How Left and Right Could Hedge Their Bets
In a recent essay titled,"There Are No Permanent Allies, Only Permanent Power," Chris Hedges calls for a left-right alliance as the only strategy to effect radical political change in the US: "If we do not build left-right coalitions on issues such as militarism, health care, a living wage and union organizing," Hedges warns, "we will be impotent in the face of corporate power and the war machine."In response to this galvanizing strategy I wrote the following comment:
"So how do we align with the only 11 congressmembers who have called for ending shipments of US arms to Ukraine, a cease-fire, and negotiations?
I'm pondering a tattoo of Matt Gaetz on my right arm, a tattoo of Ralph Nader on my left, and a tattoo of Marjorie Taylor Greene (on the bottom of my foot)."
The next time I checked my email, I was rewarded by a response from Medea Benjamin, who sent three "love-it" heart emojis.
Just in time for Valentine's Day!
Fashion Plates
Personalized license plates spotted around town.

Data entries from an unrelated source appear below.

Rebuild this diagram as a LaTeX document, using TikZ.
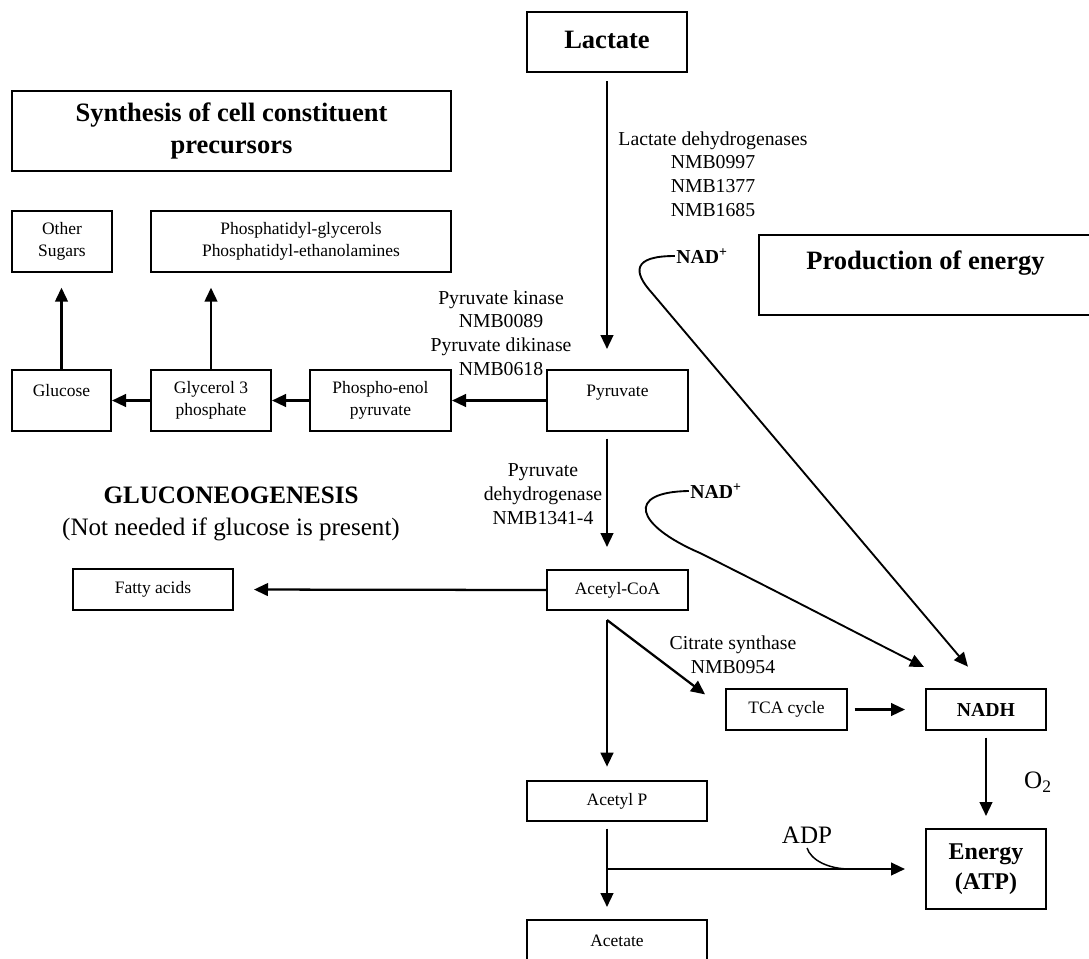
\documentclass[tikz,border=0pt]{standalone}
\usepackage{fontspec}
\setmainfont{Liberation Serif}
\usetikzlibrary{arrows.meta}

\newcommand{\boxfont}{\fontsize{13.1pt}{16.5pt}\selectfont}
\newcommand{\enzfont}{\fontsize{14.8pt}{17.8pt}\selectfont}
\newcommand{\headfont}{\fontsize{19.9pt}{24pt}\selectfont\bfseries}
\newcommand{\sidefont}{\fontsize{18.8pt}{24pt}\selectfont}
\newcommand{\energyfont}{\fontsize{18pt}{22.5pt}\selectfont\bfseries}

\tikzset{
  box/.style={draw, line width=1.5pt, align=center, inner sep=0pt, font=\boxfont},
  headbox/.style={box, font=\headfont},
  upper/.style={text height=9pt, text depth=15pt},
  flow/.style={line width=1.7pt, -{Triangle[length=10.5pt,width=9.5pt]}},
  recycle/.style={line width=1.4pt, -{Triangle[length=10.5pt,width=9.5pt]}},
  enz/.style={align=center, font=\enzfont},
  cofac/.style={inner sep=1pt, font=\enzfont\bfseries},
}

\begin{document}
\begin{tikzpicture}[x=0.75pt, y=-0.75pt]
    \useasboundingbox (0,0) rectangle (1089,958);
    \clip (0,0) rectangle (1089,958);
    % headings
    \node[headbox, minimum width=120pt, minimum height=45pt, text depth=3pt] (lactate) at (607,42) {Lactate};
    \node[headbox, minimum width=329.25pt, minimum height=60pt] (synth) at (231.5,131) {Synthesis of cell constituent\\precursors};
    \node[headbox, minimum width=249.75pt, minimum height=60pt, text height=14pt, text depth=23pt] (prod) at (925.5,275) {Production of energy};
    % precursors
    \node[box, minimum width=75pt, minimum height=45.75pt] (sugars) at (62,241.5) {Other\\Sugars};
    \node[box, minimum width=225pt, minimum height=45.75pt] (lipids) at (301,241.5) {Phosphatidyl-glycerols\\Phosphatidyl-ethanolamines};
    % gluconeogenesis row
    \node[box, upper, minimum width=74.25pt, minimum height=45.75pt] (glucose) at (61.5,400.5) {Glucose};
    \node[box, minimum width=90pt, minimum height=45.75pt] (glycerol) at (211,400.5) {Glycerol 3\\phosphate};
    \node[box, minimum width=105.75pt, minimum height=45.75pt] (pep) at (380.5,400.5) {Phospho-enol\\pyruvate};
    \node[box, upper, minimum width=105.75pt, minimum height=45.75pt] (pyruvate) at (617.5,400.5) {Pyruvate};
    \node[align=center, font=\sidefont] (gng) at (231,514) {\textbf{GLUCONEOGENESIS}\\(Not needed if glucose is present)};
    % lower column
    \node[box, minimum width=120pt, minimum height=30.75pt] (fatty) at (153,589.5) {Fatty acids};
    \node[box, minimum width=105.75pt, minimum height=30pt] (acoa) at (617.5,590) {Acetyl-CoA};
    \node[box, minimum width=135pt, minimum height=30pt] (acetp) at (617,801) {Acetyl P};
    \node[box, minimum width=135pt, minimum height=30.75pt] (acetate) at (617,940.5) {Acetate};
    % energy side
    \node[box, minimum width=90.75pt, minimum height=30.75pt] (tca) at (786.5,709.5) {TCA cycle};
    \node[box, font=\enzfont\bfseries, minimum width=90pt, minimum height=30.75pt] (nadh) at (986,709.5) {NADH};
    \node[box, font=\energyfont, minimum width=90pt, minimum height=60pt] (energy) at (986,869) {Energy\\(ATP)};
    % enzymes
    \node[enz] (ldh) at (713,174) {Lactate dehydrogenases\\NMB0997\\NMB1377\\NMB1685};
    \node[enz] (pk) at (501,333) {Pyruvate kinase\\NMB0089\\Pyruvate dikinase\\NMB0618};
    \node[enz] (pdh) at (543,494) {Pyruvate\\dehydrogenase\\NMB1341-4};
    \node[enz] (cs) at (733,655) {Citrate synthase\\NMB0954};
    % cofactors
    \node[cofac] (nadup) at (702,256) {NAD\textsuperscript{+}};
    \node[cofac] (nadlow) at (716,491) {NAD\textsuperscript{+}};
    \node[font=\sidefont] (o2) at (1038,782) {O\textsubscript{2}};
    \node[font=\sidefont] (adp) at (807,835) {ADP};
    % main pathway
    \draw[flow, shorten <=6pt, shorten >=15pt] (lactate.south) -- (lactate.south |- pyruvate.north);
    \draw[flow, shorten <=5pt, shorten >=16.5pt] (pyruvate.south -| lactate) -- (acoa.north -| lactate);
    \coordinate (split) at (607,620);
    \draw[flow, shorten >=10pt] (split) -- (acetp.north -| split);
    \draw[flow, shorten >=18.75pt] (split) -- (tca.west);
    \draw[flow, shorten <=5pt, shorten >=9pt] (acetp.south -| split) -- (acetate.north -| split);
    \coordinate (branch) at (energy.west -| split);
    \draw[flow, shorten >=15pt] (branch) -- (energy.west);
    \coordinate (adpjoin) at (850,869);
    \draw[line width=1.1pt] (adp.south) .. controls +(4,12) and +(-22,0) .. (adpjoin);
    % gluconeogenesis
    \draw[flow] (pyruvate.west) -- (pep.east);
    \draw[flow] (pep.west) -- (glycerol.east);
    \draw[flow] (glycerol.west) -- (glucose.east);
    \draw[flow, shorten >=11pt] (glucose.north) -- (glucose.north |- sugars.south);
    \draw[flow, shorten >=11pt] (glycerol.north) -- (glycerol.north |- lipids.south);
    \draw[flow, shorten >=15pt] (acoa.west) -- (fatty.east);
    % energy
    \draw[flow, shorten <=5pt, shorten >=15pt] (tca.east) -- (nadh.west);
    \draw[flow, shorten <=5pt, shorten >=9pt] (nadh.south) -- (energy.north);
    \draw[recycle, shorten >=21pt] (nadup.west) .. controls (632,256) and (633,272) .. (652,293) -- (nadh.north);
    \coordinate (nadtip) at ([shift={(-1,-21)}]nadh.north west);
    \draw[recycle] (nadlow.west) .. controls (625,492) and (635,525) .. (700,553) .. controls (790,598) and (870,640) .. (nadtip);
\end{tikzpicture}
\end{document}
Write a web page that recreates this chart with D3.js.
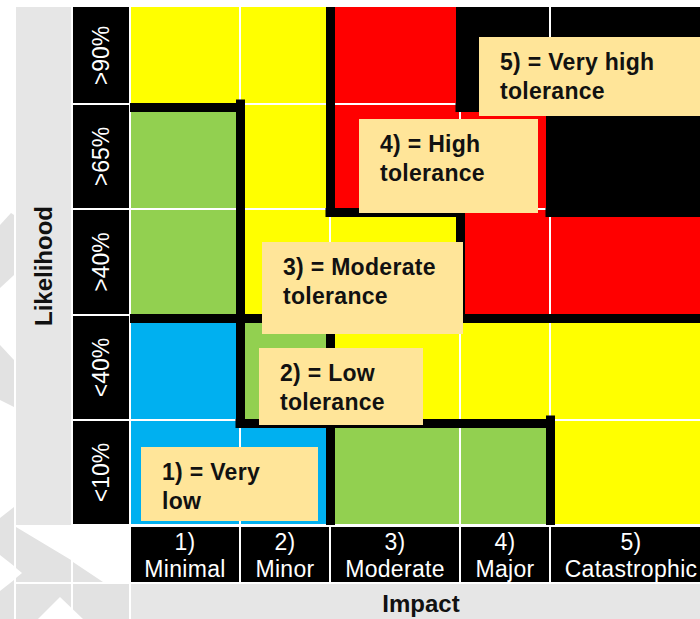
<!DOCTYPE html>
<html>
<head>
<meta charset="utf-8">
<script src="https://cdn.jsdelivr.net/npm/d3@7"></script>
<style>
  html, body { margin: 0; padding: 0; background: #fff; }
  svg { display: block; }
  text { font-family: "Liberation Sans", Arial, sans-serif; }
</style>
</head>
<body>
<div id="chart"></div>
<script>
// ---------------- DATA ----------------
const impactNumbers = ["1)", "2)", "3)", "4)", "5)"];
const impactNames = ["Minimal", "Minor", "Moderate", "Major", "Catastrophic"];
const likelihoodLabels = [">90%", ">65%", ">40%", "<40%", "<10%"];
// tolerance zone of each cell, rows top (>90%) to bottom (<10%), columns Minimal..Catastrophic
const zoneRow1 = [3, 3, 4, 5, 5];
const zoneRow2 = [2, 3, 4, 4, 5];
const zoneRow3 = [2, 3, 3, 4, 4];
const zoneRow4 = [1, 2, 3, 3, 3];
const zoneRow5 = [1, 1, 2, 2, 3];
const zoneIds = [1, 2, 3, 4, 5];
const zoneLine1 = ["1) = Very", "2) = Low", "3) = Moderate", "4) = High", "5) = Very high"];
const zoneLine2 = ["low", "tolerance", "tolerance", "tolerance", "tolerance"];
const xTitle = "Impact";
const yTitle = "Likelihood";

// ---------------- LAYOUT / STYLE ----------------
const W = 700, H = 619;
const zoneColors = d3.scaleOrdinal().domain(zoneIds)
  .range(["#00B0F0", "#92D050", "#FFFF00", "#FF0000", "#000000"]);
const colWidths = [110, 90, 130, 90, 162];
const rowHeights = [97, 105, 106, 105, 105];
const gridLeft = 130, gridTop = 7;
const colStarts = colWidths.map((w, i) => gridLeft + d3.sum(colWidths.slice(0, i)));
const rowStarts = rowHeights.map((h, i) => gridTop + d3.sum(rowHeights.slice(0, i)));
const x = d3.scaleOrdinal().domain(impactNames).range(colStarts);
const xw = d3.scaleOrdinal().domain(impactNames).range(colWidths);
const y = d3.scaleOrdinal().domain(likelihoodLabels).range(rowStarts);
const yh = d3.scaleOrdinal().domain(likelihoodLabels).range(rowHeights);
const gridRight = colStarts[4] + colWidths[4];
const gridBottom = rowStarts[4] + rowHeights[4];

const zones = [zoneRow1, zoneRow2, zoneRow3, zoneRow4, zoneRow5];
const cells = [];
likelihoodLabels.forEach((lk, r) => impactNames.forEach((im, c) =>
  cells.push({ lk, im, r, c, zone: zones[r][c] })));

// annotation boxes (anchored on cells): [impact col, likelihood row, dx, dy, w, h]
const boxAnchors = [
  ["Minimal", "<10%", 11, 27, 177, 74],
  ["Minor", "<40%", 19, 33, 164, 77],
  ["Minor", ">40%", 22, 33, 201, 92],
  ["Moderate", ">65%", 29, 15, 179, 94],
  ["Major", ">90%", 19, 30, 245, 79]
];

const svg = d3.select("#chart").append("svg")
  .attr("width", W).attr("height", H);

// ---------------- WATERMARK (background) ----------------
const wmColor = "#e2e2e2";
const wm = svg.append("g");
const wmPolys = [
  [[0,225],[11,213],[14,215],[14,275],[0,288]],
  [[0,345],[14,360],[14,407],[0,400]],
  [[0,518],[14,507],[14,566],[0,555]],
  [[0,591],[14,580],[14,619],[0,619]],
  [[16,527],[71,560],[71,582],[16,582]],
  [[73,562],[103,582],[73,582]],
  [[16,584],[71,584],[71,619],[16,619]],
  [[73,584],[129,584],[129,619],[73,619]]
];
wm.selectAll("polygon.g").data(wmPolys).join("polygon")
  .attr("points", d => d.map(p => p.join(",")).join(" "))
  .attr("fill", wmColor);
const wmWhite = [
  [[16,568],[22,573],[16,578]],
  [[60,597],[38,619],[83,619]]
];
wm.selectAll("polygon.w").data(wmWhite).join("polygon")
  .attr("points", d => d.map(p => p.join(",")).join(" "))
  .attr("fill", "#fff");

// ---------------- BANDS ----------------
svg.append("rect").attr("x", 16).attr("y", gridTop)
  .attr("width", 55).attr("height", gridBottom - gridTop).attr("fill", "#e6e6e6");
svg.append("rect").attr("x", gridLeft + 1).attr("y", 584)
  .attr("width", gridRight - gridLeft).attr("height", 36).attr("fill", "#e6e6e6");

svg.append("text")
  .attr("transform", `translate(52,${(gridTop + gridBottom) / 2}) rotate(-90)`)
  .attr("text-anchor", "middle").attr("font-weight", "bold").attr("font-size", 24)
  .attr("fill", "#111").text(yTitle);
svg.append("text")
  .attr("x", (gridLeft + gridRight) / 2).attr("y", 612)
  .attr("text-anchor", "middle").attr("font-weight", "bold").attr("font-size", 24)
  .attr("fill", "#111").text(xTitle);

// ---------------- ROW LABELS ----------------
const rowG = svg.append("g");
rowG.selectAll("rect").data(likelihoodLabels).join("rect")
  .attr("x", 73).attr("y", d => y(d) + (d === likelihoodLabels[0] ? 0 : 1))
  .attr("width", 56).attr("height", d => yh(d) - (d === likelihoodLabels[0] ? 1 : 2))
  .attr("fill", "#000");
rowG.selectAll("text").data(likelihoodLabels).join("text")
  .attr("transform", d => `translate(109,${y(d) + yh(d) / 2}) rotate(-90)`)
  .attr("text-anchor", "middle").attr("font-size", 23).attr("fill", "#fff")
  .text(d => d);

// ---------------- COLUMN LABELS ----------------
const colG = svg.append("g");
colG.selectAll("rect").data(impactNames).join("rect")
  .attr("x", d => x(d) + 1).attr("y", 527)
  .attr("width", d => xw(d) - 2).attr("height", 55).attr("fill", "#000");
colG.selectAll("text.num").data(impactNames).join("text").attr("class", "num")
  .attr("x", d => x(d) + xw(d) / 2).attr("y", 550)
  .attr("text-anchor", "middle").attr("font-size", 23).attr("letter-spacing", 0.3)
  .attr("fill", "#fff").text((d, i) => impactNumbers[i]);
colG.selectAll("text.name").data(impactNames).join("text").attr("class", "name")
  .attr("x", d => x(d) + xw(d) / 2).attr("y", 577)
  .attr("text-anchor", "middle").attr("font-size", 23).attr("letter-spacing", 0.3)
  .attr("fill", "#fff").text(d => d);

// ---------------- CELLS ----------------
svg.append("g").selectAll("rect").data(cells).join("rect")
  .attr("x", d => x(d.im) + 1)
  .attr("y", d => y(d.lk) + (d.r === 0 ? 0 : 1))
  .attr("width", d => xw(d.im) - 2)
  .attr("height", d => yh(d.lk) - (d.r === 0 ? 1 : 2))
  .attr("fill", d => zoneColors(d.zone));

// ---------------- ZONE BOUNDARIES ----------------
svg.append("defs").append("clipPath").attr("id", "gridClip")
  .append("rect").attr("x", gridLeft).attr("y", gridTop)
  .attr("width", gridRight - gridLeft).attr("height", gridBottom - gridTop);
const segs = [];
cells.forEach(d => {
  if (d.c < 4 && zones[d.r][d.c + 1] !== d.zone) {
    const xe = x(impactNames[d.c + 1]) + 0.5;
    segs.push([[xe, y(d.lk)], [xe, y(d.lk) + yh(d.lk)]]);
  }
  if (d.r < 4 && zones[d.r + 1][d.c] !== d.zone) {
    const ye = y(likelihoodLabels[d.r + 1]) + 3.5;
    segs.push([[x(d.im), ye], [x(d.im) + xw(d.im), ye]]);
  }
});
svg.append("g").attr("clip-path", "url(#gridClip)")
  .selectAll("path").data(segs).join("path")
  .attr("d", d => d3.line()(d))
  .attr("stroke", "#000").attr("stroke-width", 9)
  .attr("stroke-linecap", "square").attr("fill", "none");

// ---------------- ZONE ANNOTATIONS ----------------
const ann = svg.append("g");
const boxes = boxAnchors.map((b, i) => ({
  x: x(b[0]) + b[2], y: y(b[1]) + b[3], w: b[4], h: b[5],
  l1: zoneLine1[i], l2: zoneLine2[i]
}));
ann.selectAll("rect").data(boxes).join("rect")
  .attr("x", d => d.x).attr("y", d => d.y)
  .attr("width", d => d.w).attr("height", d => d.h)
  .attr("fill", "#FFE599");
ann.selectAll("text.l1").data(boxes).join("text").attr("class", "l1")
  .attr("x", d => d.x + 21).attr("y", d => d.y + 33)
  .attr("font-weight", "bold").attr("font-size", 23).attr("letter-spacing", 0.3)
  .attr("fill", "#111").text(d => d.l1);
ann.selectAll("text.l2").data(boxes).join("text").attr("class", "l2")
  .attr("x", d => d.x + 21).attr("y", d => d.y + 62)
  .attr("font-weight", "bold").attr("font-size", 23).attr("letter-spacing", 0.3)
  .attr("fill", "#111").text(d => d.l2);
</script>
</body>
</html>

Honda: JAZZTIN (Beat those cymbals, jazz-man)
Honda: I AM OK 2 (Nice to get some good news)
Tesla: FAB FIVE (A happy couple with three kids?)
Family van: N 2 84 (A clue in the plate frame reads: "Niner Gang")
Bumper Snickers
I Brake for Worms
Dirt-hugging Tree-Worshipper
Please Forgive Me I Was Raised by Wolves
Balloon Baloney
Could it be that the political kerfuffle surrounding the shoot-down of the alleged "Chinese Spy Balloon" was concocted to draw attention away from a much larger and troubling news report—i.e., Sy Hersh's exposé about the US role in the attack on Russia's Nord Stream gas pipelines.
While it remains to be seen (while awaiting the remains of the "Spy Balloon" to be recovered and seen) if China's wayward aircraft was on an actual spy mission, the Pentagon has busied itself shooting down a host of smaller unidentified aircraft. In one case, at an estimated cost of $2 million. In retrospect, President Biden confessed, nearly all of the odd floaters appeared to be "benign"—aircraft release by researchers or hobbyists.
So the Pentagon's warplanes operate under the same rules as America's "rogue cops": Even if a suspect (human or mechanical) is unarmed and poses no threat, they can be shot in the back while "in flight."
In the Classroom with Bettina Aptheker
Berkeley grad and FSM ringleader Bettina Aptheker once made local news in the 1960's when she revealed her membership in the US Communist Party. The next day's edition of the Hearst-owned Examiner carried a headline that read: "Aptheker Admits She's a Red!"
Aptheker, now a Distinguished Professor at UC Santa Cruz, returned to the UCB campus on February 15, at the invitation of Brooke Lorber who teaches in Gender and Women’s Studies. Aptheker is the author of a scintillating new book titled "Communists in the Closet: Queering the History 1930s-1990s"—a history of US activists who were banned from the party for decades owing to their "non-conforming" sexual identities.
"The instructor is doing a class on interpreting queer history and so invited me to give a talk," Aptheker texted friends, "and she opened it up to anyone who wants to come."
The invitation was well received: Room 126 in the Social Sciences building was packed with 70-75 people listening and applauding Aptheker's colorful observations.
At one point, Aptheker mentioned discovering that her politics had gifted her with "my own personal FBI agent." The agent was named Don Jones and he spent a good part of his time shadowing and harassing Aptheker.
On one occasion, when she was addressing a crowd of students in front of Sproul Hall, a fellow activist spotted Jones in the back of the crowd and whispered the news to Aptheker who interrupted her speech to announce: "We have a special guest in the audience. I'd like to introduce my own personal FBI agent, Don Jones." The fellow activist (who had by now taken up a position next to Jones) raised his hand and pointed to the flummoxed Fed, who left in a huff and a hurry.